Out of the two tales on offer I would have to say that Kei’s is the least interesting, as it is the typical love triangle you often see in romance animes. The target of Kei’s affections is a fellow student named Hiro, whose artistic talents have landed him a job as a comic book artist. Kei has had the hots for Hiro since childhood, but hasn’t plumped up the courage to reveal her feelings to him. Instead she adopts an older sister role, looking after him and coercing him to go to school whenever he’d rather stay in bed and doze off after pulling an all-nighter to meet a pending manga deadline. Heartless wench. I bet Akira Toriyama didn’t have some crazy broad depriving him of sleep back when he used to draw Dragonball.

One fateful Christmas night Hiro crosses paths with the free spirited Miyako who is less shy when it comes to matters of the heart. She actively pursues Hiro forcing Kei to leave her comfort zone and go after him herself, or else risk losing him to the Xmas Harpy.

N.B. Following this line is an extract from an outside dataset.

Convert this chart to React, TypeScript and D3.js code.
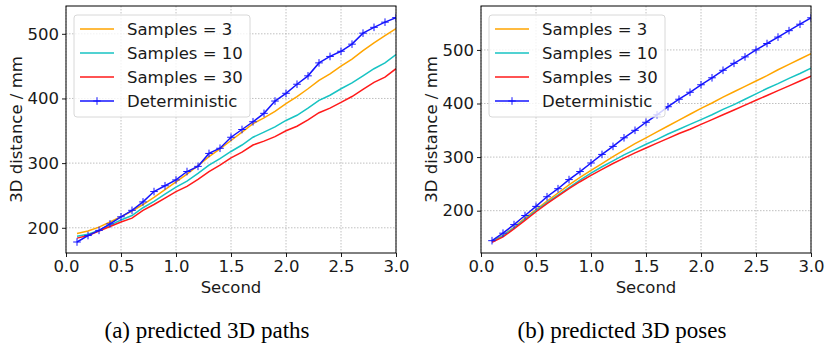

The battle lines are drawn leaving viewers to see how it will all play out. Hiro is at a crossroads in his life, and much like how he must choose whether to continue with his studies or go full time into the manga industry, he will have to decide which girl is best for him. Sadly he’s not smooth enough to date both at the same time. I might have found the story more engrossing if the ladies in question would agree to share him and engage in some ménage a trois.

The reason I enjoyed Chihiro’s story more was due to the affliction she is suffering from. Back when she was twelve Chihiro was involved in a terrible car accident that robbed her of an eye and caused her to lose the ability to retain new memories. As a result any events in her life are forgotten after thirteen hours pass. It’s a bit like that 50 First Dates movie, an ex of mine forced me to watch, only it takes the subject matter much more seriously. Ah how good it is to be single, I am no longer forced to watch inane rom-coms against my will. The question is why am I watching bittersweet romance cartoons instead?

Due to her condition Chihiro is wary of making friends and therefore leads a lonely existence. Thankfully a dashing knight in shining armour comes to her rescue in the form of a boy named Renji who she meets at an abandoned train station (ah how romantic, I often pick up women at derelict railways.) Slowly the two bond, culminating in Renji offering to help Chihiro overcome her handicap, which is preventing her from making her dream of writing a novel come true. As they endeavour to write the book it becomes apparent that Renji is smitten with Chihiro, but how can love flourish when your partner constantly forgets who you are and only knows of your existence from reading diary entries?

As a macho man (oh yeah, snap into a Slim Jim) with a heart of ice I don’t tend to gravitate towards mushy animes but, much like Clannad or Waiting in the Summer, EF: A Tale of Memories proves to be an exception to the rule. Even if ironically speaking it’s not as memorable as Clannad, I liked it enough to give it four stars out of five. I should however warn readers that it’s unlikely to be everyone’s cup of tea. As a dialogue heavy show it may be too slow for some and cynics could accuse it of being both overly dramatic and emotionally manipulative at times. If you care for animated romance yarns that shouldn’t be an issue though. For viewers in that camp I can recommend giving the series a go.

2 thoughts on “Review of EF: A Tale of Memories

  1. I’m a sucker for romantic stories, good ones at that, and I found Ef (both seasons) to be fantastic, with all characters and stories being very well developed. Chihiro & Renji’s story is just beautiful.